Hypertufa heaven and stuff

The hypertufa pots are curing well. If I get a chance I may make a few more, but this is basically what I know I'll have by the time of the Buffalo-style Garden Art Sale on June 24. They are sitting out in the (hopeful) rain to help leech the lime from the portland cement mix.

I have no idea on price do you have any ideas? I've been looking at garden centers (mostly in Asheville, NC so far) and only saw similar planters that were planted nice and professionally, and were over $200. I was thinking the smallest of the small around $5, and the largest around $50. The one to the left was very nice. Even had a dwarf conifer. It was $225. I'd really have had to have my act together to offer planted hypertufa pots.

Last year, I posted photos of this amaryllis bulb I'd received as a gift from my niece.
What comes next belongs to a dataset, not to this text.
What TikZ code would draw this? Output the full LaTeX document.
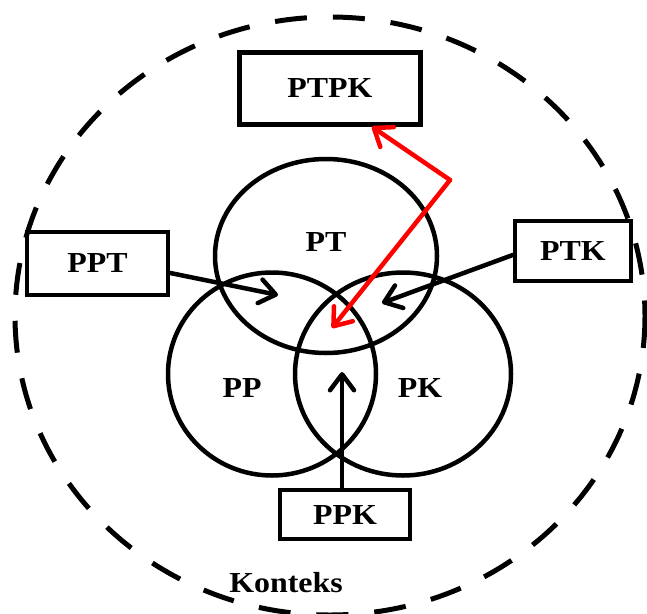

For winter '10, it was all huge-mongous leaves and no flower. Many commenters on Facebook suggested planting it in the ground, letting it rest and then starting it again. I did and here's the result - little leaves and huge-mongous flowers - four of them. And the scent is intoxicating. I figure it's only one more day before my asthmatic wife tells me it has to go outside. There are pluses and minuses to having a wife that can't be around flowers for long.

The H. Mike Shadrack hosta, a hosta named after local hosta book author extraordinaire Mike Shadrack, is doing well and happy where he's planted. He's a colorful hosta. And he'll be a big boy!


  1. $5 for the littlest ones...? what a steal! if you decide to plant one of the larger containers for show, don't forget to add a miniature something... gnome, gourd martin house, or wire gazebo because then you can really charge the big bucks. i hope you sell them all!

  2. Your prices sound a bit low, particularly for the smaller pots. I really like the rectangular hypertufa's and don't think those are so common. Definitely good for angular courtyards and garden water features.